Pete Hegseth, a Fox News host and National Guard veteran, is set to leave the TV studio for the helm of the world’s most powerful military after his shock nomination by Donald Trump.
Hegseth is a decorated infantry officer who spent more than 18 years in the Guard and served in combat, deploying to Iraq and Afghanistan and reaching the rank of major.
But he does not have the senior leadership experience typical of nominees to lead the US military, which employs some 2.9 million people and has an annual budget in the hundreds of billions of dollars.
What he does have is approval from Trump, who has long used right-wing Fox News as a key platform — and source of information.
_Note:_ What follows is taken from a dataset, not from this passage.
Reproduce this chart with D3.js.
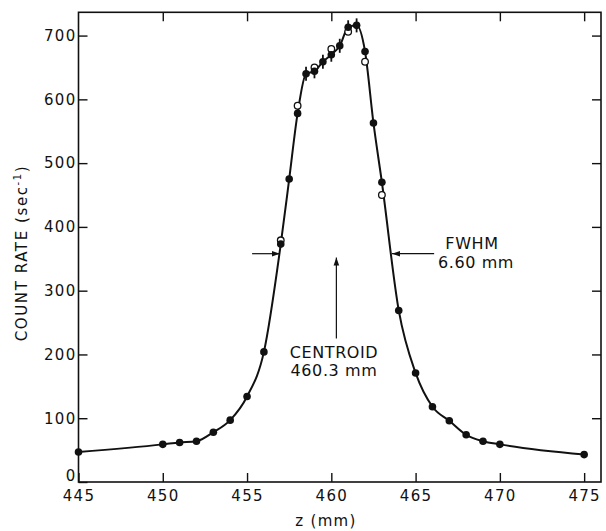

After joining Fox in 2014 as a contributor, the 44-year-old now co-hosts Fox and Friends Weekend and is a host for streaming service Fox Nation. He has also authored multiple books.
Trump hailed Hegseth as “tough, smart and a true believer in America First” in a social media post announcing the nomination. “With Pete at the helm, America’s enemies are on notice — Our Military will be Great Again, and America will Never Back Down.”
The president-elect also highlighted Hegseth’s success as an author, saying his book “The War on Warriors” was a best-seller, and that it “reveals the leftwing betrayal of our Warriors, and how we must return our Military to meritocracy, lethality, accountability, and excellence.”
Mark Cancian, a retired Marine colonel and senior advisor at the Center for Strategic and International Studies, said Hegseth’s selection was unexpected.
“As someone said, this wasn’t on anyone’s bingo card, so it’s a very surprising pick,” he said. “Clearly Trump wants someone who is loyal to him” and who “does not have an independent political base.”
Cancian said Hegseth “has an excellent record as a junior military officer” but “lacks high-level national security experience and experience leading a large institution,” and could face significant opposition in Congress as a result.
Potential ‘civil-military crisis’
Hegseth is a frequent critic of so-called “woke” policies — by companies, at universities, and in the military — that attempt to increase opportunities for ethnic and sexual minorities.
Those efforts, such as the widely used Diversity, Equity and Inclusion, or DEI, program, will likely be scrapped within the Pentagon if Hegseth wins confirmation in the Senate.
On an episode of the “Shawn Ryan Show” podcast aired earlier this month, Hegseth advocated for the firing of top US military officer General CQ Brown and said that any other senior officer who “was involved in any of the DEI woke shit has got to go.”
Cancian said if the Trump administration stops at rolling back diversity programs it would resemble his first term in office, but that going further and taking a step such as firing Brown would “engender a civil-military crisis.”
Hegseth said on the same podcast episode that he was opposed to women serving in combat roles, though not their presence in the armed forces as a whole.
“Everything about men and women serving together makes the situation more complicated, and complication in combat means casualties are worse,” he said.
Hegseth reportedly lobbied Trump in 2019 to intervene in three war crimes cases, leading to pardons in two murder cases and the reinstatement of the rank of a third service member who was convicted for posing for a photo with a body in Iraq.
He appeared to confirm those efforts on the podcast, saying: “I was proud to be a part of, in a small way, behind the scenes, with all of those, with the pardons that came from President Trump.”
Hegseth is an Ivy Leaguer, graduating from both Princeton and Harvard, though his website says he sent his degree back to the latter institution, and he has criticized it on air for its allegedly left-leaning policies.